Crime Library: Criminal Minds and Methods

THE ALGER HISS CASE

A Nemesis Named Nixon

There was at least one on the Committee, however, who thought that Hiss was lying. That person was a young, ambitious but, at the time, little-known first term Congressman from California named Richard Nixon.

Nixon had been born in Yorba Linda, California in 1913, the second of five sons of Francis and Hannah Nixon. When he was nine years old, the family moved to Whittier where his father operated a gas station and grocery. Hannah Nixon was a devout Quaker and raised her sons in the Society of Friends church.

As a young adult, Nixon attended Whittier College, where he became known for his debating skills and was active in student politics. He attended Duke University Law School and practiced law after he graduated.

Richard Nixon had talent as an actor and enjoyed appearing in community theater productions. It was there that he met the lovely, blonde Thelma Ryan, called "Pat," and was instantly smitten. The couple married in 1940 and their family soon included two daughters, Tricia and Julie.

In 1942, Nixon worked in the tire-rationing section of the Office of Price Administration. Then, despite the pacifism of the Quaker religion in which he had been reared, Nixon went into the Navy to help fight the Second World War. He served in the Pacific as a lieutenant.

He was elected to Congress as a Republican in 1946. He had challenged incumbent Jerry Voorhis, a Democrat known for his enthusiastic support of FDR's New Deal. Nixon waged an energetic and aggressive campaign. It was also, in the opinion of more than a few of the fledgling politician's critics, a dirty campaign. In debates and campaign literature, he depicted Voorhis as being in the pocket of the Political Action Committee (PAC) of the Congress of Industrial Organizations (CIO). Nixon alleged that PAC was full of Communists. The PAC had endorsed Voorhis and, although he asked them to withdraw their endorsement, it became an embarrassment to the incumbent that helped Nixon get elected.

Throughout his career, Richard Nixon impressed observers as a driven man self-conscious about his humble origins. He was often described as "tense." His was not the momentary tension of someone in a stressful situation but a kind of deep-seated uncertainty about himself. Perhaps this anxiety about himself caused him to be very suspicious of others.

In Hiss's case, Nixon may have been right to be suspicious.

Richard Nixon was a superb amateur actor and an excellent bluffer at poker, a game he loved. Like most politicians, he had been an attorney and frequently observed witnesses testifying in court. His well-honed sense for such things told him that Hiss was bluffing.

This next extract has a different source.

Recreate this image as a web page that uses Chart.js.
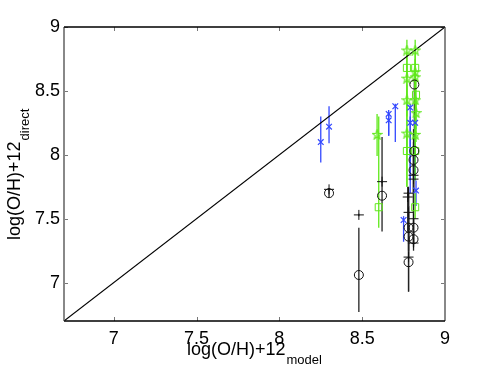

Writing in Six Crises, Nixon noted that, "those who are lying or trying to cover up something generally make a common mistake they tend to overact, to overstate their case." Furthermore, the manner in which he qualified his answers, saying "the name" Whittaker Chambers "means absolutely nothing to me," while never stating "categorically that he did not know" the man, indicated to Nixon that Hiss was hiding something.

HUAC formed a subcommittee for the specific purpose of trying to ferret out whether Chambers or Hiss was telling the truth. That subcommittee was composed of three men: Louisiana's Edward Hébert, Pennsylvania's John McDowell, and California's Nixon.

They met privately with Chambers and grilled him. Chambers told them that Hiss was not lying when he said, "The name Whittaker Chambers means nothing to me" because Hiss had known Chambers only by his "Party" name of Carl. He had used no last name in his association with the Hisses.

Chambers recalled a wealth of domestic detail about his former comrades some of it wrong. As recounted in Crimes of the Century by Gilbert Geis and Leigh B. Bienen, "Hiss, for instance, was four inches taller than Chambers said he was, was not a teetotaler, and neither he nor his friends ever called Priscilla [Hiss] 'Dilly,' as Chambers testified they did." However, as the authors note, Chambers was remembering events of more than a decade previous and would be expected to get some things confused.

About many details of day-to-day living by the Hiss family, Chambers was right on target. He remembered correctly that Alger called Priscilla "Prossy" and that Priscilla called Alger, "Hilly" and that the family had a cocker spaniel. The Hisses, Chambers said, were both amateur ornithologists (birdwatchers) as Chambers himself was. A big moment in the Hiss's life occurred, according to Whittaker, when the two of them spotted a prothonotary warbler, a rare sort of avian.

Priscilla Hiss was a nervous woman, Chambers recalled, who tended to blush beet red when embarrassed, angry, or just excited. She had also been a member of the Quaker denomination and, in intimate settings, would use the Quaker "plain speech" of thees, thous, and thys. This particular memory smacked of truth to Richard Nixon whose own mother used the plain speech only in private when talking with loved ones like her own mother or her sisters.